Charity shop shoppers across the UK will soon be able to buy an eco-friendly birdhouse that’s been designed by a University of Northampton student.
Joe Hurren’s bird box design, which is made from recycled wood, will soon be going into production before being sold in Sue Ryder charity shops across the nation.
Joe was one of four Product Design students who accepted a challenge to come up with garden items made from pallets and recycled wood, with the chance of them being made and sold in the shops, with all proceeds going to the palliative, neurological and bereavement support charity.
“We’ve been really impressed with the ideas the students came up with and it’s great to know that Joe’s design was good enough to be made and sold in our shops,” said Caroline Hatfield, who is a buyer for Sue Ryder
She added: “This project fits in perfectly with the current Sue Ryder corporate strategy, which has reduce, reuse and recycle at its heart.
“Eighty per cent of the new stock we sold in shops came from China, which is something we are determined to drastically reduce, and projects like this are helping us to achieve this aim.”
In addition to the bird box’s recycled credentials, the product is also playing a role in the British justice system, as it will be manufactured by people on probation in Bedfordshire.

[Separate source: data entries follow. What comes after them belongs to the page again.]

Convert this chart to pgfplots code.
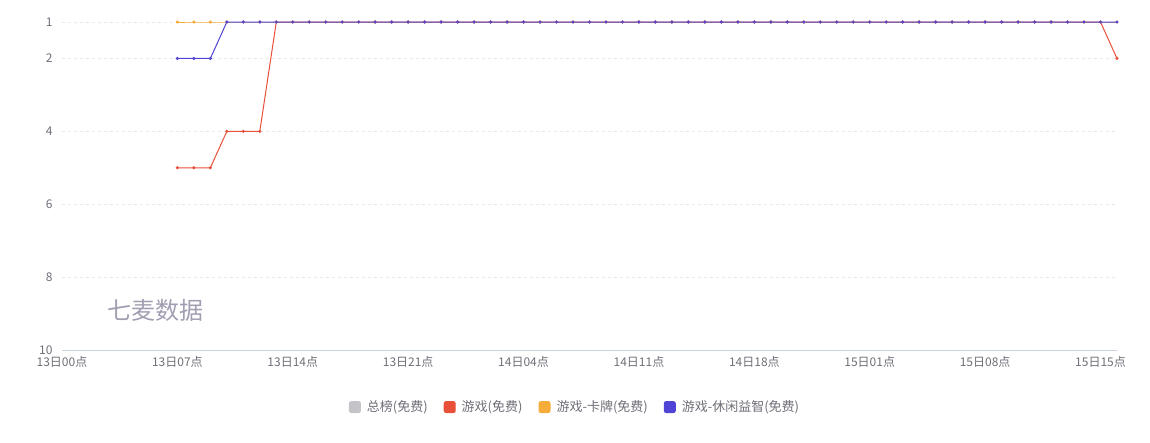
\documentclass[border=0pt]{standalone}
\usepackage{fontspec}
\setmainfont{Noto Sans CJK SC}
\usepackage{pgfplots}
\pgfplotsset{compat=1.18}

\definecolor{zongbang}{HTML}{C4C4C8}
\definecolor{youxi}{HTML}{E8503A}
\definecolor{kapai}{HTML}{F5AC38}
\definecolor{xiuxian}{HTML}{4F44D6}
\definecolor{gridc}{HTML}{E3E8F1}
\definecolor{axisc}{HTML}{C9D1E3}
\definecolor{tickc}{HTML}{6E6E78}
\definecolor{markc}{HTML}{A29EB2}

\begin{document}
\begin{tikzpicture}
\path[use as bounding box] (-62pt,-92pt) rectangle (1088pt,350pt);
\begin{axis}[
  at={(0pt,0pt)}, anchor=south west,
  scale only axis,
  width=1055pt, height=328pt,
  xmin=0, xmax=64,
  ymin=1, ymax=10,
  y dir=reverse,
  axis x line*=bottom,
  axis y line*=left,
  x axis line style={draw=axisc, line width=0.8pt, -},
  y axis line style={draw=none},
  ytick={1,2,4,6,8,10},
  xtick={0,7,...,63},
  xticklabels={13日00点,13日07点,13日14点,13日21点,14日04点,14日11点,14日18点,15日01点,15日08点,15日15点},
  major tick length=0pt,
  ymajorgrids,
  major grid style={draw=gridc, dashed, line width=0.6pt},
  tick label style={font=\fontsize{12}{14}\selectfont, text=tickc},
  yticklabel style={xshift=-6pt},
  xticklabel style={yshift=-3pt},
  /pgf/number format/assume math mode=true,
  clip=false,
  legend columns=4,
  legend style={at={(axis description cs:0.4863,-0.174)}, anchor=center,
    draw=none, fill=none, font=\fontsize{13}{15}\selectfont, text=tickc,
    /tikz/every odd column/.append style={column sep=4pt},
    /tikz/every even column/.append style={column sep=14pt}},
  legend image code/.code={\fill[#1, rounded corners=2pt] (0pt,-5.5pt) rectangle (11pt,5.5pt);},
  every axis plot/.append style={line width=1pt, mark=*, mark size=1pt},
]
\addlegendimage{color=zongbang}
\addlegendentry{总榜(免费)}

\addplot[color=youxi] table {
h r
7 5
8 5
9 5
10 4
11 4
12 4
13 1
14 1
15 1
16 1
17 1
18 1
19 1
20 1
21 1
22 1
23 1
24 1
25 1
26 1
27 1
28 1
29 1
30 1
31 1
32 1
33 1
34 1
35 1
36 1
37 1
38 1
39 1
40 1
41 1
42 1
43 1
44 1
45 1
46 1
47 1
48 1
49 1
50 1
51 1
52 1
53 1
54 1
55 1
56 1
57 1
58 1
59 1
60 1
61 1
62 1
63 1
64 2
};
\addlegendentry{游戏(免费)}

\addplot[color=kapai] table {
h r
7 1
8 1
9 1
10 1
11 1
12 1
13 1
14 1
15 1
16 1
17 1
18 1
19 1
20 1
21 1
22 1
23 1
24 1
25 1
26 1
27 1
28 1
29 1
30 1
31 1
32 1
33 1
34 1
35 1
36 1
37 1
38 1
39 1
40 1
41 1
42 1
43 1
44 1
45 1
46 1
47 1
48 1
49 1
50 1
51 1
52 1
53 1
54 1
55 1
56 1
57 1
58 1
59 1
60 1
61 1
62 1
63 1
64 1
};
\addlegendentry{游戏-卡牌(免费)}

\addplot[color=xiuxian] table {
h r
7 2
8 2
9 2
10 1
11 1
12 1
13 1
14 1
15 1
16 1
17 1
18 1
19 1
20 1
21 1
22 1
23 1
24 1
25 1
26 1
27 1
28 1
29 1
30 1
31 1
32 1
33 1
34 1
35 1
36 1
37 1
38 1
39 1
40 1
41 1
42 1
43 1
44 1
45 1
46 1
47 1
48 1
49 1
50 1
51 1
52 1
53 1
54 1
55 1
56 1
57 1
58 1
59 1
60 1
61 1
62 1
63 1
64 1
};
\addlegendentry{游戏-休闲益智(免费)}

\node[text=markc, font=\fontsize{24}{28}\selectfont] at (axis cs:5.7,8.9) {七麦数据};
\end{axis}
\end{tikzpicture}
\end{document}
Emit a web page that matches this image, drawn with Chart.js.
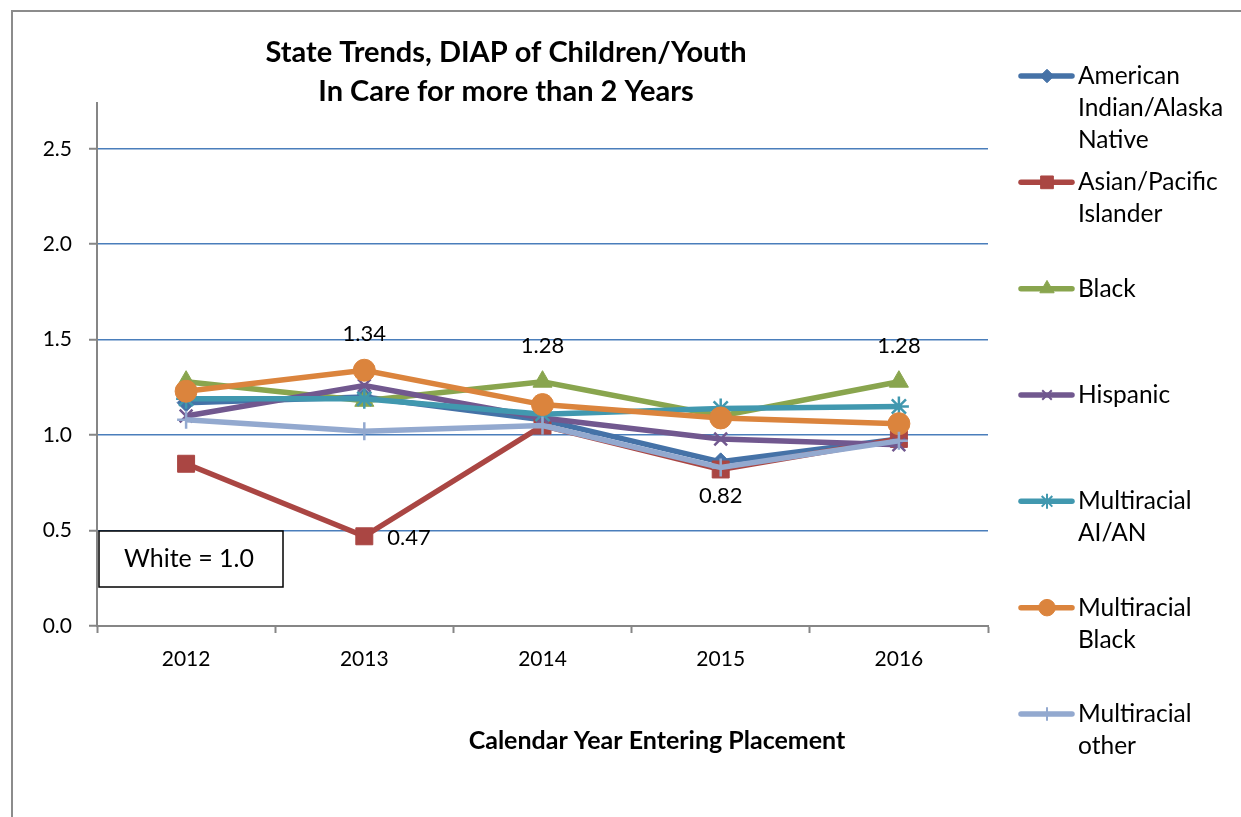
<!DOCTYPE html>
<html lang="en">
  <head>
    <meta charset="UTF-8" />
    <title>State Trends, DIAP</title>
    <style>
      html, body { margin: 0; padding: 0; background: #fff; }
      .wrap { width: 1241px; height: 817px; position: relative; }
    </style>
  </head>
  <body>
    <div class="wrap">
      <canvas id="chart" width="1241" height="817"></canvas>
    </div>

    <script src="https://cdn.jsdelivr.net/npm/chart.js@4/dist/chart.umd.min.js"></script>
    <script>
      // categories + series
      const years = ["2012", "2013", "2014", "2015", "2016"];
      const aian = [1.17, 1.2, 1.08, 0.86, 0.98];
      const asianPI = [0.85, 0.47, 1.05, 0.82, 0.98];
      const black = [1.28, 1.18, 1.28, 1.1, 1.28];
      const hispanic = [1.1, 1.26, 1.09, 0.98, 0.95];
      const multiAIAN = [1.19, 1.19, 1.11, 1.14, 1.15];
      const multiBlack = [1.23, 1.34, 1.16, 1.09, 1.06];
      const multiOther = [1.08, 1.02, 1.05, 0.83, 0.97];

      const seriesNames = [
        ["American", "Indian/Alaska", "Native"],
        ["Asian/Pacific", "Islander"],
        ["Black"],
        ["Hispanic"],
        ["Multiracial", "AI/AN"],
        ["Multiracial", "Black"],
        ["Multiracial", "other"],
      ];
      const yTicks = [0, 0.5, 1.0, 1.5, 2.0, 2.5];
      const yMax = 2.74;

      const titleLines = ["State Trends, DIAP of Children/Youth", "In Care for more than 2 Years"];
      const xTitle = "Calendar Year Entering Placement";
      const noteText = "White = 1.0";

      // which points carry a value label: [series index, year index, side]
      const valueLabels = [
        [5, 1, "top"],
        [1, 1, "right"],
        [2, 2, "top"],
        [2, 4, "top"],
        [1, 3, "bottom"],
      ];

      const allSeries = [aian, asianPI, black, hispanic, multiAIAN, multiBlack, multiOther];
      const colors = ["#4572a7", "#aa4643", "#89a54e", "#71588f", "#4198af", "#db843d", "#93a9cf"];
      const markers = ["rectRot", "rect", "triangle", "crossRot", "star", "circle", "cross"];
      const radii = [9, 12, 11, 9, 10, 11, 9];

      const FONT = "Lato, 'Open Sans', sans-serif";
      const AXIS_GRAY = "#868686";

      const isStroke = (m) => m === "crossRot" || m === "star" || m === "cross";

      const datasets = allSeries.map((d, i) => ({
        label: seriesNames[i].join(" "),
        data: d,
        borderColor: colors[i],
        backgroundColor: colors[i],
        borderWidth: 5.5,
        pointStyle: markers[i],
        pointRadius: radii[i],
        pointHoverRadius: radii[i],
        pointBorderWidth: isStroke(markers[i]) ? 2.5 : 1,
        pointBorderColor: colors[i],
        pointBackgroundColor: colors[i],
        tension: 0,
        order: allSeries.length - i,
      }));

      const decor = {
        id: "decor",
        afterDraw(chart) {
          const ctx = chart.ctx;
          const xs = chart.scales.x;
          const ys = chart.scales.y;
          ctx.save();

          // outer frame (left + top only visible)
          ctx.strokeStyle = "#8c8c8c";
          ctx.lineWidth = 2;
          ctx.beginPath();
          ctx.moveTo(12, 817);
          ctx.lineTo(12, 11);
          ctx.lineTo(1241, 11);
          ctx.stroke();

          // title
          ctx.fillStyle = "#000";
          ctx.textAlign = "center";
          ctx.textBaseline = "middle";
          ctx.font = "bold 29px " + FONT;
          ctx.fillText(titleLines[0], 506, 53);
          ctx.fillText(titleLines[1], 506, 92);

          // x axis title
          ctx.font = "bold 25px " + FONT;
          ctx.fillText(xTitle, 657, 741);

          // value labels
          ctx.font = "22px " + FONT;
          valueLabels.forEach(([s, i, side]) => {
            const v = allSeries[s][i];
            const px = xs.getPixelForValue(i);
            const py = ys.getPixelForValue(v);
            const txt = v.toFixed(2);
            if (side === "top") {
              ctx.textAlign = "center";
              ctx.fillText(txt, px, py - 36);
            } else if (side === "bottom") {
              ctx.textAlign = "center";
              ctx.fillText(txt, px, py + 26);
            } else {
              ctx.textAlign = "left";
              ctx.fillText(txt, px + 23, py + 2);
            }
          });

          // White = 1.0 note box
          ctx.fillStyle = "#fff";
          ctx.fillRect(99, 531, 184, 56);
          ctx.strokeStyle = "#000";
          ctx.lineWidth = 1.5;
          ctx.strokeRect(99, 531, 184, 56);
          ctx.fillStyle = "#000";
          ctx.textAlign = "center";
          ctx.font = "25px " + FONT;
          ctx.fillText(noteText, 189, 559);

          // legend
          const legTop = 76;
          const legStep = (714 - 76) / 6;
          seriesNames.forEach((lines, i) => {
            const y = legTop + i * legStep;
            ctx.strokeStyle = colors[i];
            ctx.lineWidth = 5.5;
            ctx.lineCap = "round";
            ctx.beginPath();
            ctx.moveTo(1021, y);
            ctx.lineTo(1072, y);
            ctx.stroke();
            ctx.lineCap = "butt";
            ctx.fillStyle = colors[i];
            ctx.strokeStyle = colors[i];
            ctx.lineWidth = isStroke(markers[i]) ? 2 : 1;
            Chart.helpers.drawPoint(ctx, { pointStyle: markers[i], radius: radii[i] * 0.75, rotation: 0, borderWidth: ctx.lineWidth }, 1047, y);
            ctx.fillStyle = "#000";
            ctx.textAlign = "left";
            ctx.font = "24.5px " + FONT;
            lines.forEach((t, k) => ctx.fillText(t, 1078, y + k * 32));
          });

          ctx.restore();
        },
      };

      new Chart(document.getElementById("chart"), {
        type: "line",
        data: { labels: years, datasets: datasets },
        plugins: [decor],
        options: {
          responsive: false,
          animation: false,
          layout: { padding: { left: 0, top: 103, right: 253, bottom: 0 } },
          plugins: { legend: { display: false }, title: { display: false }, tooltip: { enabled: false } },
          scales: {
            x: {
              type: "category",
              offset: true,
              afterFit: (s) => { s.height = 191; },
              grid: {
                offset: true,
                drawOnChartArea: false,
                drawTicks: true,
                tickLength: 7,
                tickColor: AXIS_GRAY,
                tickWidth: 2,
              },
              border: { color: AXIS_GRAY, width: 2 },
              ticks: { color: "#000", font: { family: FONT, size: 21 }, padding: 14, maxRotation: 0 },
            },
            y: {
              min: 0,
              max: yMax,
              afterFit: (s) => { s.width = 97; },
              afterBuildTicks: (s) => { s.ticks = yTicks.map((v) => ({ value: v })); },
              grid: {
                color: (c) => (c.tick && c.tick.value === 0 ? "rgba(0,0,0,0)" : "#4a7ebb"),
                lineWidth: 1.5,
                drawTicks: true,
                tickLength: 8,
                tickColor: AXIS_GRAY,
                tickWidth: 2,
              },
              border: { color: AXIS_GRAY, width: 2 },
              ticks: {
                color: "#000",
                font: { family: FONT, size: 21 },
                padding: 17,
                callback: (v) => Number(v).toFixed(1),
              },
            },
          },
        },
      });
    </script>
  </body>
</html>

Caroline said: “The East of England Probation Service is excited to engage with this project as in addition to the completion of their unpaid work hours, people on probation will be given the opportunity to gain some really useful transferrable skills which may reduce their likelihood of reoffending. Joe’s design will help to provide meaningful work for people on probation, much needed funds for the charity, and will therefore benefit society more widely.”
Joe, who is a second year student, said: “I was delighted they chose my bird box for production and I can’t wait to see it on sale in the shops. I’ve really enjoyed this project and what’s made it even better for me is that its satisfying to be able to support a charity.”
Product Design Programme Leader, Paul Hines, has been impressed with the students’ efforts.
He said: “The project is part of our Wednesday Social, which is an extra-curricular group, so everybody who has taken part has done it voluntarily, in addition to their main studies. I think they all get satisfaction from the project, as it not only helps them to develop their skills and get experience of working with industry, but they are also supporting a great cause at the same time.”
The three other students who took part in the challenge were first years May-Louise Ellis-Handley and Ella Sharman and second year, Jack Shave.